La flambée des prix actuelle souligne avec force la dépendance quasi totale du pays à un marché globalisé sur lequel il n’a aucun levier. Tant que des moyens de production substantiels n’auront pas été mis en place localement, on ne pourra que gérer la pénurie, soit avec des prix toujours croissants, soit par les coupures (comme au Liban aujourd’hui, sans parler de tous les pays où les coupures existent depuis toujours). Il est donc indispensable de planifier la bifurcation énergétique sous le contrôle des citoyens et non plus des spéculateurs. 
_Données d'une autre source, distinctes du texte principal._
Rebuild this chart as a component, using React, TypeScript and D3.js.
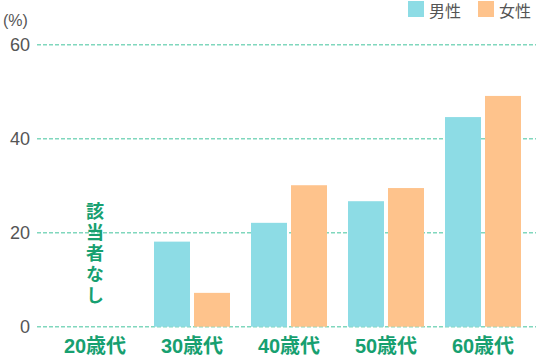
import React, { useEffect, useRef } from 'react';
import * as d3 from 'd3';

const WIDTH = 536;
const HEIGHT = 364;

const ages = ['20歳代', '30歳代', '40歳代', '50歳代', '60歳代'];
const seriesNames = ['男性', '女性'];
const seriesColors = ['#8ddce5', '#fec38c'];
const male = [null, 18.1, 22.1, 26.7, 44.6];
const female = [null, 7.2, 30.1, 29.5, 49.1];
const yTicks = [0, 20, 40, 60];
const noDataLabel = '該当者なし';

const FONT = '"Liberation Sans", "Noto Sans CJK JP", sans-serif';

export default function App() {
  const ref = useRef<SVGSVGElement>(null);

  useEffect(() => {
    const svg = d3.select(ref.current);
    svg.selectAll('*').remove();

    const x = d3.scaleBand().domain(ages).range([46.5, 531.5]);
    const inner = d3.scaleBand().domain(seriesNames).range([x.bandwidth() / 2 - 38, x.bandwidth() / 2 + 38]).paddingInner(0.1);
    const y = d3.scaleLinear().domain([0, 60]).range([326.7, 44.7]);

    // gridlines
    svg.append('g')
      .selectAll('line')
      .data(yTicks)
      .enter()
      .append('line')
      .attr('x1', 37)
      .attr('x2', WIDTH)
      .attr('y1', (d) => y(d))
      .attr('y2', (d) => y(d))
      .attr('stroke', '#80d7bd')
      .attr('stroke-width', 1.5)
      .attr('stroke-dasharray', '4,2');

    // y labels
    svg.append('g')
      .selectAll('text')
      .data(yTicks)
      .enter()
      .append('text')
      .attr('x', 30)
      .attr('y', (d) => y(d) + 6.5)
      .attr('text-anchor', 'end')
      .attr('font-family', FONT)
      .attr('font-size', 18)
      .attr('fill', '#555')
      .text((d) => d);

    svg.append('text')
      .attr('x', 3)
      .attr('y', 26)
      .attr('font-family', FONT)
      .attr('font-size', 16)
      .attr('fill', '#555')
      .text('(%)');

    // bars
    const values = [male, female];
    seriesNames.forEach((name, si) => {
      svg.append('g')
        .selectAll('rect')
        .data(ages.map((a, i) => ({ a, v: values[si][i] })).filter((d) => d.v != null))
        .enter()
        .append('rect')
        .attr('x', (d) => (x(d.a) as number) + (inner(name) as number))
        .attr('width', inner.bandwidth())
        .attr('y', (d) => y(d.v as number))
        .attr('height', (d) => y(0) - y(d.v as number))
        .attr('fill', seriesColors[si]);
    });

    // x labels
    svg.append('g')
      .selectAll('text')
      .data(ages)
      .enter()
      .append('text')
      .attr('x', (d) => (x(d) as number) + x.bandwidth() / 2)
      .attr('y', 353)
      .attr('text-anchor', 'middle')
      .attr('font-family', FONT)
      .attr('font-weight', 'bold')
      .attr('font-size', 20)
      .attr('fill', '#17a070')
      .text((d) => d);

    // no data label (vertical)
    const cx = (x(ages[0]) as number) + x.bandwidth() / 2;
    svg.append('text')
      .attr('x', cx)
      .attr('y', 202)
      .attr('font-family', '"Noto Sans CJK JP", sans-serif')
      .attr('font-weight', 'bold')
      .attr('font-size', 18)
      .attr('letter-spacing', 3)
      .attr('fill', '#17a070')
      .style('writing-mode', 'vertical-rl')
      .style('text-orientation', 'upright')
      .text(noDataLabel);

    // legend
    const legendX = [408, 478];
    seriesNames.forEach((name, i) => {
      svg.append('rect')
        .attr('x', legendX[i])
        .attr('y', 1)
        .attr('width', 16)
        .attr('height', 16)
        .attr('fill', seriesColors[i]);
      svg.append('text')
        .attr('x', legendX[i] + 21)
        .attr('y', 17)
        .attr('font-family', FONT)
        .attr('font-size', 16)
        .attr('fill', '#555')
        .text(name);
    });
  }, []);

  return (
    <svg
      ref={ref}
      width={WIDTH}
      height={HEIGHT}
      style={{ position: 'absolute', left: 0, top: 0, background: '#fff' }}
    ></svg>
  );
}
La transition envisagée aujourd’hui vers des centrales TGV, pour éteindre définitivement des réacteurs nucléaires aujourd’hui mortifères, en est un bel exemple. Le passage temporaire par l’immense inconvénient d’accroître la production du CO2 en brûlant du CH4 (méthane) est un acte délibéré visant à réduire aussi rapidement que possible ces émissions néfastes. Comment, dans le bricolage actuel, le gouvernement pourra-t-il imposer aux opérateurs des centrales TGV actuelles, moins efficaces, d’arrêter celles-ci AVANT d’arrêter les nouvelles centrales aux revenus garantis? 

L’absence d’autorité publique réelle sur le marché de l’énergie se paiera sans doute aussi, et dans pas si longtemps, lorsque l’on découvrira que les 14 milliards de provisions faites (sur le dos des consommateurs belges d’électricité) afin de démanteler le parc nucléaire hors d’usage seront sans doute insuffisants, et alors qu’ils sont principalement « prêtés » à Engie (Synatom). Il fait peu de doute que les citoyens repasseront à la caisse alors que les actionnaires se seront gorgés. 

Il est indispensable que les citoyens prennent enfin le contrôle de ce bien commun qu’est l’énergie. La bifurcation vers les sources renouvelables (soleil, vent, cours d’eau), l’énergie des profondeurs de la Terre et les moyens de stockage présents et à venir (barrages, batteries, hydrogène) notamment pour compenser la variabilité de la production, ainsi que l’abandon progressif des énergies carbonées (chauffage, transport, production d’électricité) sont des questions bien trop fondamentales pour la survie de l’espèce humaine pour les laisser aux dilettantes du libéralisme.